What needs to be done: Leaving out every picture, retype the lines below from the top through the one that contains "plt.rcParams['axes.unicode_minus'] = False".

Recorded data:
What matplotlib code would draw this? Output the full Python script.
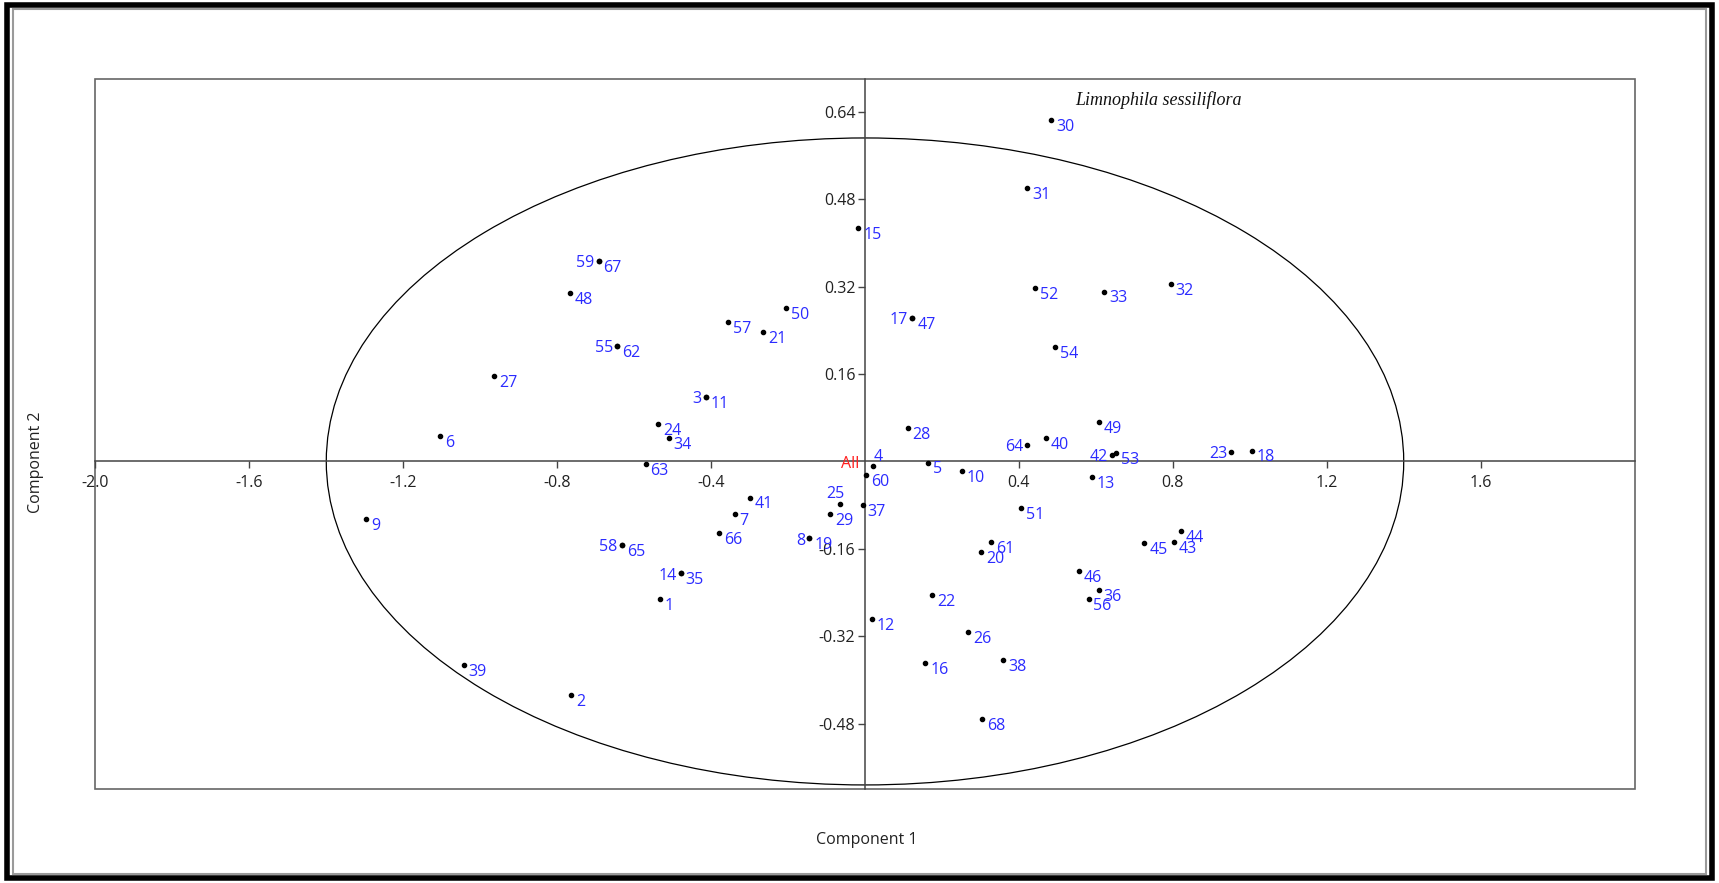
import numpy as np
import matplotlib.pyplot as plt
from matplotlib.patches import Ellipse, Rectangle

plt.rcParams['font.family'] = ['Open Sans', 'DejaVu Sans']
plt.rcParams['axes.unicode_minus'] = False

samples = list(range(1, 69))
comp1 = [-0.533, -0.764, -0.413, 0.020, 0.165, -1.105, -0.339, -0.145, -1.296, 0.251,
         -0.413, 0.017, 0.590, -0.479, -0.017, 0.157, 0.123, 1.006, -0.145, 0.302,
         -0.265, 0.174, 0.952, -0.538, -0.066, 0.268, -0.963, 0.111, -0.091, 0.484,
         0.422, 0.795, 0.621, -0.510, -0.479, 0.607, -0.006, 0.359, -1.043, 0.470,
         -0.299, 0.642, 0.803, 0.821, 0.726, 0.556, 0.123, -0.766, 0.607, -0.205,
         0.405, 0.442, 0.652, 0.493, -0.644, 0.581, -0.356, -0.632, -0.692, 0.003,
         0.328, -0.644, -0.570, 0.422, -0.632, -0.379, -0.692, 0.305]
comp2 = [-0.251, -0.428, 0.118, -0.008, -0.002, 0.046, -0.096, -0.141, -0.106, -0.018,
         0.118, -0.289, -0.028, -0.205, 0.428, -0.369, 0.263, 0.020, -0.141, -0.165,
         0.237, -0.245, 0.018, 0.068, -0.078, -0.313, 0.157, 0.062, -0.096, 0.624,
         0.500, 0.325, 0.311, 0.042, -0.205, -0.235, -0.080, -0.363, -0.373, 0.042,
         -0.066, 0.012, -0.147, -0.127, -0.149, -0.201, 0.263, 0.309, 0.072, 0.281,
         -0.086, 0.317, 0.016, 0.209, 0.211, -0.251, 0.255, -0.153, 0.367, -0.024,
         -0.147, 0.211, -0.004, 0.030, -0.153, -0.131, 0.367, -0.472]
label_side = ['r'] * 68
for n in [3, 8, 14, 17, 23, 42, 55, 58, 59, 64]:
    label_side[n - 1] = 'l'
label_side[4 - 1] = 'u'
label_side[25 - 1] = 'ul'

xticks = [-2.0, -1.6, -1.2, -0.8, -0.4, 0.4, 0.8, 1.2, 1.6]
yticks = [-0.48, -0.32, -0.16, 0.16, 0.32, 0.48, 0.64]

fig = plt.figure(figsize=(17.19, 8.83), dpi=100)
ax = fig.add_axes([0.0555, 0.1061, 0.8954, 0.8045])
ax.set_xlim(-2.0, 2.0)
ax.set_ylim(-0.60, 0.70)

# axes crossing at zero, frame drawn separately
for s in ['top', 'right']:
    ax.spines[s].set_visible(False)
ax.spines['left'].set_position('zero')
ax.spines['bottom'].set_position('zero')
ax.spines['left'].set_color('#444444')
ax.spines['bottom'].set_color('#444444')
ax.spines['left'].set_linewidth(1.1)
ax.spines['bottom'].set_linewidth(1.1)
ax.add_patch(Rectangle((0, 0), 1, 1, transform=ax.transAxes, fill=False,
                       ec='#666666', lw=1.2, clip_on=False))

ax.set_xticks(xticks)
ax.set_xticklabels([f'{v:.1f}' for v in xticks])
ax.set_yticks(yticks)
ax.set_yticklabels([f'{v:.2f}' for v in yticks])
ax.tick_params(axis='both', direction='out', length=5, width=1, color='#444444',
               labelsize=11.5, labelcolor='#222222')
ax.tick_params(axis='x', pad=5)
ax.tick_params(axis='y', pad=2)

ax.add_patch(Ellipse((0, 0), 2 * 1.40, 2 * 0.592, fill=False, ec='black', lw=0.9))

ax.scatter(comp1, comp2, s=9, color='black', zorder=3)

offsets = {'r': ((3.5, -5), 'left'), 'l': ((-3, -1.5), 'right'),
           'u': ((1, 6), 'left'), 'ul': ((-3, 7), 'center')}
for n, x, y, side in zip(samples, comp1, comp2, label_side):
    off, ha = offsets[side]
    ax.annotate(str(n), (x, y), xytext=off, textcoords='offset points',
                ha=ha, va='center', color='#2b2bff', fontsize=11.5)

ax.annotate('All', (0, 0), xytext=(-4, -1.5), textcoords='offset points',
            ha='right', va='center', color='#ff2020', fontsize=11.5)

ax.text(0.547, 0.661, 'Limnophila sessiliflora', fontsize=13, style='italic',
        family=['Liberation Serif', 'DejaVu Serif'], ha='left', va='center', color='#111111')

fig.text(0.504, 0.049, 'Component 1', ha='center', va='center', fontsize=11.5, color='#222222')
fig.text(0.021, 0.477, 'Component 2', ha='center', va='center', rotation=90,
         fontsize=11.5, color='#222222')

# screenshot border
fig.add_artist(Rectangle((0.004, 0.006), 0.992, 0.988, transform=fig.transFigure,
                         fill=False, ec='black', lw=4))
fig.add_artist(Rectangle((0.0075, 0.0105), 0.985, 0.979, transform=fig.transFigure,
                         fill=False, ec='#9a9a9a', lw=1.5))

fig.savefig('out.png', dpi=100)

Finished exercise:
What matplotlib code would draw this? Output the full Python script.
import numpy as np
import matplotlib.pyplot as plt
from matplotlib.patches import Ellipse, Rectangle

plt.rcParams['font.family'] = ['Open Sans', 'DejaVu Sans']
plt.rcParams['axes.unicode_minus'] = False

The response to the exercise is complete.